##### Given records #####
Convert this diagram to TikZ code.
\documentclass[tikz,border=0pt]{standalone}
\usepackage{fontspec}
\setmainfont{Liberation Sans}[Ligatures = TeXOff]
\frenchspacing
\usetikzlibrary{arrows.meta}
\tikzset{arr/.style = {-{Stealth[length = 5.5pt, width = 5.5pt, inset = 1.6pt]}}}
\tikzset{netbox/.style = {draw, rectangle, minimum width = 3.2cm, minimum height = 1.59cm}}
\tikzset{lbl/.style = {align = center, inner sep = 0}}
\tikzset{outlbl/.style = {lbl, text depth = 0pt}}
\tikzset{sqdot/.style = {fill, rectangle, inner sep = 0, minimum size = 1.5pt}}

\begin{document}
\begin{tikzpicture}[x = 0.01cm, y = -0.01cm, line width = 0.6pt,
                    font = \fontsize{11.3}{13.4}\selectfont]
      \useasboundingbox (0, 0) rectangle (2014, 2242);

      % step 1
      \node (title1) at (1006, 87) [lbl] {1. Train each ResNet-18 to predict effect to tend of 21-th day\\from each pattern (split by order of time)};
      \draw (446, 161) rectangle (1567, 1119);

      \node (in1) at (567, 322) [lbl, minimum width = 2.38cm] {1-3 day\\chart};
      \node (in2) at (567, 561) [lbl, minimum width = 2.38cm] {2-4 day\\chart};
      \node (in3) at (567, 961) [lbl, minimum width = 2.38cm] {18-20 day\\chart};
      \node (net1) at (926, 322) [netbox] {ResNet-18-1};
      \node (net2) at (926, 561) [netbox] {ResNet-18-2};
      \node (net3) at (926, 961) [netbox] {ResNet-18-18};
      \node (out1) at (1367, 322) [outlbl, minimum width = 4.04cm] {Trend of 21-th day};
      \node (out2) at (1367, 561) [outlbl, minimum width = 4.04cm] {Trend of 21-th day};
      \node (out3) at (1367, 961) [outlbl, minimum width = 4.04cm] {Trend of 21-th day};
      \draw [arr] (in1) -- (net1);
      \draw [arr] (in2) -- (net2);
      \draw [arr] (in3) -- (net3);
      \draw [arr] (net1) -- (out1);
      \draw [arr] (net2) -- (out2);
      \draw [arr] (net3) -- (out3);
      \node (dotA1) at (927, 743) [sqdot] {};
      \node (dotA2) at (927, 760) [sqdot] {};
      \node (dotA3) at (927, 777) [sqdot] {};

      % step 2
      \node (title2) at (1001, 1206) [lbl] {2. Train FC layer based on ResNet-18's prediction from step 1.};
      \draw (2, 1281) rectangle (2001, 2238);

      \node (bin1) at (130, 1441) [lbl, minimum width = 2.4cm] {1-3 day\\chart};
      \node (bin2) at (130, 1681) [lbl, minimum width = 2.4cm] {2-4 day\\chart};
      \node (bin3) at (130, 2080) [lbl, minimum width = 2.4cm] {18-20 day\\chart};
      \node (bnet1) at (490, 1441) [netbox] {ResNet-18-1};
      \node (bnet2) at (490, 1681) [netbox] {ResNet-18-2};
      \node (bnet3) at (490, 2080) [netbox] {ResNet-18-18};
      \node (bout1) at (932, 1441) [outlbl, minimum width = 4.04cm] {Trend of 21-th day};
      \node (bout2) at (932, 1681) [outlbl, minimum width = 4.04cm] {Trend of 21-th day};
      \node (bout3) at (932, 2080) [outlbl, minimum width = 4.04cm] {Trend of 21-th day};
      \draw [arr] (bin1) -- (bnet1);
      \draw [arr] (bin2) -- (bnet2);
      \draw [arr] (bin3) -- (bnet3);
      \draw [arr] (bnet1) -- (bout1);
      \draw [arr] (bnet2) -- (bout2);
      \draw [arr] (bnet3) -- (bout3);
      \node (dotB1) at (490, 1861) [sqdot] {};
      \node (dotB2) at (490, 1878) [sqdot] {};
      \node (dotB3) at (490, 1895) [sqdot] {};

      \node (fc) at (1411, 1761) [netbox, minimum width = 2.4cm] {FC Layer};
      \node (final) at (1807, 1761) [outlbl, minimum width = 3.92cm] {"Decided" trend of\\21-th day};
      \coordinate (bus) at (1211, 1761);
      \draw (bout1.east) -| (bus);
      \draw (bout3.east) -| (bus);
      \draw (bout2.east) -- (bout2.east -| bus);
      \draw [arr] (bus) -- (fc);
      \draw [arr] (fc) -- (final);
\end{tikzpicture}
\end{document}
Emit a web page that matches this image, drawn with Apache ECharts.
#####
(Work to do):
All of the records must be retyped exactly as they are.

(Exercise response):
Convert this diagram to TikZ code.
\documentclass[tikz,border=0pt]{standalone}
\usepackage{fontspec}
\setmainfont{Liberation Sans}[Ligatures = TeXOff]
\frenchspacing
\usetikzlibrary{arrows.meta}
\tikzset{arr/.style = {-{Stealth[length = 5.5pt, width = 5.5pt, inset = 1.6pt]}}}
\tikzset{netbox/.style = {draw, rectangle, minimum width = 3.2cm, minimum height = 1.59cm}}
\tikzset{lbl/.style = {align = center, inner sep = 0}}
\tikzset{outlbl/.style = {lbl, text depth = 0pt}}
\tikzset{sqdot/.style = {fill, rectangle, inner sep = 0, minimum size = 1.5pt}}

\begin{document}
\begin{tikzpicture}[x = 0.01cm, y = -0.01cm, line width = 0.6pt,
                    font = \fontsize{11.3}{13.4}\selectfont]
      \useasboundingbox (0, 0) rectangle (2014, 2242);

      % step 1
      \node (title1) at (1006, 87) [lbl] {1. Train each ResNet-18 to predict effect to tend of 21-th day\\from each pattern (split by order of time)};
      \draw (446, 161) rectangle (1567, 1119);

      \node (in1) at (567, 322) [lbl, minimum width = 2.38cm] {1-3 day\\chart};
      \node (in2) at (567, 561) [lbl, minimum width = 2.38cm] {2-4 day\\chart};
      \node (in3) at (567, 961) [lbl, minimum width = 2.38cm] {18-20 day\\chart};
      \node (net1) at (926, 322) [netbox] {ResNet-18-1};
      \node (net2) at (926, 561) [netbox] {ResNet-18-2};
      \node (net3) at (926, 961) [netbox] {ResNet-18-18};
      \node (out1) at (1367, 322) [outlbl, minimum width = 4.04cm] {Trend of 21-th day};
      \node (out2) at (1367, 561) [outlbl, minimum width = 4.04cm] {Trend of 21-th day};
      \node (out3) at (1367, 961) [outlbl, minimum width = 4.04cm] {Trend of 21-th day};
      \draw [arr] (in1) -- (net1);
      \draw [arr] (in2) -- (net2);
      \draw [arr] (in3) -- (net3);
      \draw [arr] (net1) -- (out1);
      \draw [arr] (net2) -- (out2);
      \draw [arr] (net3) -- (out3);
      \node (dotA1) at (927, 743) [sqdot] {};
      \node (dotA2) at (927, 760) [sqdot] {};
      \node (dotA3) at (927, 777) [sqdot] {};

      % step 2
      \node (title2) at (1001, 1206) [lbl] {2. Train FC layer based on ResNet-18's prediction from step 1.};
      \draw (2, 1281) rectangle (2001, 2238);

      \node (bin1) at (130, 1441) [lbl, minimum width = 2.4cm] {1-3 day\\chart};
      \node (bin2) at (130, 1681) [lbl, minimum width = 2.4cm] {2-4 day\\chart};
      \node (bin3) at (130, 2080) [lbl, minimum width = 2.4cm] {18-20 day\\chart};
      \node (bnet1) at (490, 1441) [netbox] {ResNet-18-1};
      \node (bnet2) at (490, 1681) [netbox] {ResNet-18-2};
      \node (bnet3) at (490, 2080) [netbox] {ResNet-18-18};
      \node (bout1) at (932, 1441) [outlbl, minimum width = 4.04cm] {Trend of 21-th day};
      \node (bout2) at (932, 1681) [outlbl, minimum width = 4.04cm] {Trend of 21-th day};
      \node (bout3) at (932, 2080) [outlbl, minimum width = 4.04cm] {Trend of 21-th day};
      \draw [arr] (bin1) -- (bnet1);
      \draw [arr] (bin2) -- (bnet2);
      \draw [arr] (bin3) -- (bnet3);
      \draw [arr] (bnet1) -- (bout1);
      \draw [arr] (bnet2) -- (bout2);
      \draw [arr] (bnet3) -- (bout3);
      \node (dotB1) at (490, 1861) [sqdot] {};
      \node (dotB2) at (490, 1878) [sqdot] {};
      \node (dotB3) at (490, 1895) [sqdot] {};

      \node (fc) at (1411, 1761) [netbox, minimum width = 2.4cm] {FC Layer};
      \node (final) at (1807, 1761) [outlbl, minimum width = 3.92cm] {"Decided" trend of\\21-th day};
      \coordinate (bus) at (1211, 1761);
      \draw (bout1.east) -| (bus);
      \draw (bout3.east) -| (bus);
      \draw (bout2.east) -- (bout2.east -| bus);
      \draw [arr] (bus) -- (fc);
      \draw [arr] (fc) -- (final);
\end{tikzpicture}
\end{document}
Emit a web page that matches this image, drawn with Apache ECharts.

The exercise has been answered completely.